◆ **What you will do**:
Pictures within the data are to be left out; everything else must be reproduced exactly.
--- BEGIN Dataset content ---
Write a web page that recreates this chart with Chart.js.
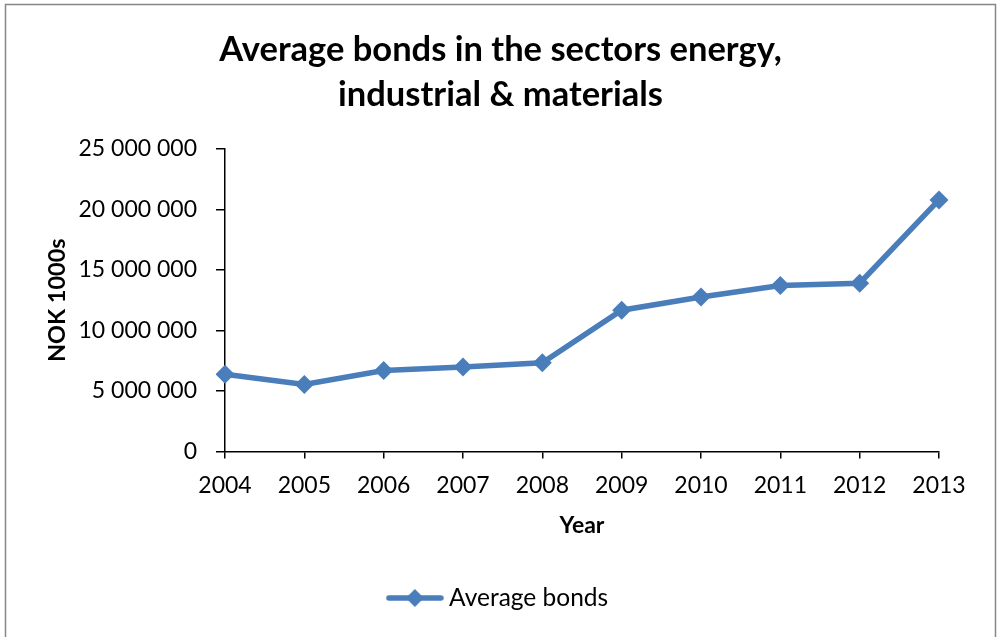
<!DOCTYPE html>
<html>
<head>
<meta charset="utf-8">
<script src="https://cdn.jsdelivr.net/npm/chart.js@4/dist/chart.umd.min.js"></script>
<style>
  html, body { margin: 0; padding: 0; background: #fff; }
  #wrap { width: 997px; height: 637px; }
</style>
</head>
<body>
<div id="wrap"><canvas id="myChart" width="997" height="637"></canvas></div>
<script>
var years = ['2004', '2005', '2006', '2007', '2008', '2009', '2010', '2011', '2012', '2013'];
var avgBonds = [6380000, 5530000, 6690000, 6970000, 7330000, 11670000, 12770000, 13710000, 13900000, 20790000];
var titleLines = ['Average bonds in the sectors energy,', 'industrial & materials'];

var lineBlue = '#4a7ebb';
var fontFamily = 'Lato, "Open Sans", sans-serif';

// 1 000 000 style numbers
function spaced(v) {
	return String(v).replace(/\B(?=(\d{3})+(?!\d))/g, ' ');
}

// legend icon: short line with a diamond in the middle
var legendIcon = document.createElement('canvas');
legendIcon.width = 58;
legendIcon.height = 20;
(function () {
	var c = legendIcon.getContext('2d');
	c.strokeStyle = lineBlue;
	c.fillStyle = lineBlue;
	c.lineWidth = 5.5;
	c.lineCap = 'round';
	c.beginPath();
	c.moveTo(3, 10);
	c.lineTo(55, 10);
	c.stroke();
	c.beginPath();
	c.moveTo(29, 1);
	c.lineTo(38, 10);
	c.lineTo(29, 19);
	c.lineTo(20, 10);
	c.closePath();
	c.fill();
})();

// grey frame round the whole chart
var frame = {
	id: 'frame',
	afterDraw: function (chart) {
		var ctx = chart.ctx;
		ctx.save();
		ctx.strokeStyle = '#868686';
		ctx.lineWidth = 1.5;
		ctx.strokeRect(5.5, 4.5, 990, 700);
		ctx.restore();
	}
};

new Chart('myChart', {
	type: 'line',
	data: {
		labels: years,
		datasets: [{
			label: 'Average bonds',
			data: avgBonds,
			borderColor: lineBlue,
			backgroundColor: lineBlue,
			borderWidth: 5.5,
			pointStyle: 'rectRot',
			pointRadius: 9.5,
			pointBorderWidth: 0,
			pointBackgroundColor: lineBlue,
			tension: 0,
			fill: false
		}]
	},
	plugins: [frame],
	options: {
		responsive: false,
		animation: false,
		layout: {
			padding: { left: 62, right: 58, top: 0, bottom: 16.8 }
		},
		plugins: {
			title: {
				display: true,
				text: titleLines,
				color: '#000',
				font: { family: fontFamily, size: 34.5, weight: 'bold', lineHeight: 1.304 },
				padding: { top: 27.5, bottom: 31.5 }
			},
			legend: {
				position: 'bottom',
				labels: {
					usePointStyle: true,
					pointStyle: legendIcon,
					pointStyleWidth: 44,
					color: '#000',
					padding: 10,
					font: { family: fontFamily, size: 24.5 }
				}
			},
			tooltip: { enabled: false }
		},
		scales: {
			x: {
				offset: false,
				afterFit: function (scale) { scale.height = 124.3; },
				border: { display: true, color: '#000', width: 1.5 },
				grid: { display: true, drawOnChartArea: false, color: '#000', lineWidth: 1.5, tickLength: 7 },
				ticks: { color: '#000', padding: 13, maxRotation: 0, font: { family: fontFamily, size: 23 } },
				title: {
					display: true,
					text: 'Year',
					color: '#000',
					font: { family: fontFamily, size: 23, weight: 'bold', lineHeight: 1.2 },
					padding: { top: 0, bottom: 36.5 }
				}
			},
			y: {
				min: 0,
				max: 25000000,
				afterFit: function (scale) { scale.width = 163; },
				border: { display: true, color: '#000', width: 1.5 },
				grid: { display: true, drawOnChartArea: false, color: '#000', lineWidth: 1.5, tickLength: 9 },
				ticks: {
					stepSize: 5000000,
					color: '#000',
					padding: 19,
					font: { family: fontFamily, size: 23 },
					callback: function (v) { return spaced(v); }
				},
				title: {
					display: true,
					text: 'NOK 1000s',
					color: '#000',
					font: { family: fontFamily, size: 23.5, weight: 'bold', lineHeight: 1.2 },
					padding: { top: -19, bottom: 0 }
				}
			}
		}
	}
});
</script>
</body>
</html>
--- END Dataset content ---
◆ **Task solution**:
Write a web page that recreates this chart with Chart.js.
<!DOCTYPE html>
<html>
<head>
<meta charset="utf-8">
<script src="https://cdn.jsdelivr.net/npm/chart.js@4/dist/chart.umd.min.js"></script>
<style>
  html, body { margin: 0; padding: 0; background: #fff; }
  #wrap { width: 997px; height: 637px; }
</style>
</head>
<body>
<div id="wrap"><canvas id="myChart" width="997" height="637"></canvas></div>
<script>
var years = ['2004', '2005', '2006', '2007', '2008', '2009', '2010', '2011', '2012', '2013'];
var avgBonds = [6380000, 5530000, 6690000, 6970000, 7330000, 11670000, 12770000, 13710000, 13900000, 20790000];
var titleLines = ['Average bonds in the sectors energy,', 'industrial & materials'];

var lineBlue = '#4a7ebb';
var fontFamily = 'Lato, "Open Sans", sans-serif';

// 1 000 000 style numbers
function spaced(v) {
	return String(v).replace(/\B(?=(\d{3})+(?!\d))/g, ' ');
}

// legend icon: short line with a diamond in the middle
var legendIcon = document.createElement('canvas');
legendIcon.width = 58;
legendIcon.height = 20;
(function () {
	var c = legendIcon.getContext('2d');
	c.strokeStyle = lineBlue;
	c.fillStyle = lineBlue;
	c.lineWidth = 5.5;
	c.lineCap = 'round';
	c.beginPath();
	c.moveTo(3, 10);
	c.lineTo(55, 10);
	c.stroke();
	c.beginPath();
	c.moveTo(29, 1);
	c.lineTo(38, 10);
	c.lineTo(29, 19);
	c.lineTo(20, 10);
	c.closePath();
	c.fill();
})();

// grey frame round the whole chart
var frame = {
	id: 'frame',
	afterDraw: function (chart) {
		var ctx = chart.ctx;
		ctx.save();
		ctx.strokeStyle = '#868686';
		ctx.lineWidth = 1.5;
		ctx.strokeRect(5.5, 4.5, 990, 700);
		ctx.restore();
	}
};

new Chart('myChart', {
	type: 'line',
	data: {
		labels: years,
		datasets: [{
			label: 'Average bonds',
			data: avgBonds,
			borderColor: lineBlue,
			backgroundColor: lineBlue,
			borderWidth: 5.5,
			pointStyle: 'rectRot',
			pointRadius: 9.5,
			pointBorderWidth: 0,
			pointBackgroundColor: lineBlue,
			tension: 0,
			fill: false
		}]
	},
	plugins: [frame],
	options: {
		responsive: false,
		animation: false,
		layout: {
			padding: { left: 62, right: 58, top: 0, bottom: 16.8 }
		},
		plugins: {
			title: {
				display: true,
				text: titleLines,
				color: '#000',
				font: { family: fontFamily, size: 34.5, weight: 'bold', lineHeight: 1.304 },
				padding: { top: 27.5, bottom: 31.5 }
			},
			legend: {
				position: 'bottom',
				labels: {
					usePointStyle: true,
					pointStyle: legendIcon,
					pointStyleWidth: 44,
					color: '#000',
					padding: 10,
					font: { family: fontFamily, size: 24.5 }
				}
			},
			tooltip: { enabled: false }
		},
		scales: {
			x: {
				offset: false,
				afterFit: function (scale) { scale.height = 124.3; },
				border: { display: true, color: '#000', width: 1.5 },
				grid: { display: true, drawOnChartArea: false, color: '#000', lineWidth: 1.5, tickLength: 7 },
				ticks: { color: '#000', padding: 13, maxRotation: 0, font: { family: fontFamily, size: 23 } },
				title: {
					display: true,
					text: 'Year',
					color: '#000',
					font: { family: fontFamily, size: 23, weight: 'bold', lineHeight: 1.2 },
					padding: { top: 0, bottom: 36.5 }
				}
			},
			y: {
				min: 0,
				max: 25000000,
				afterFit: function (scale) { scale.width = 163; },
				border: { display: true, color: '#000', width: 1.5 },
				grid: { display: true, drawOnChartArea: false, color: '#000', lineWidth: 1.5, tickLength: 9 },
				ticks: {
					stepSize: 5000000,
					color: '#000',
					padding: 19,
					font: { family: fontFamily, size: 23 },
					callback: function (v) { return spaced(v); }
				},
				title: {
					display: true,
					text: 'NOK 1000s',
					color: '#000',
					font: { family: fontFamily, size: 23.5, weight: 'bold', lineHeight: 1.2 },
					padding: { top: -19, bottom: 0 }
				}
			}
		}
	}
});
</script>
</body>
</html>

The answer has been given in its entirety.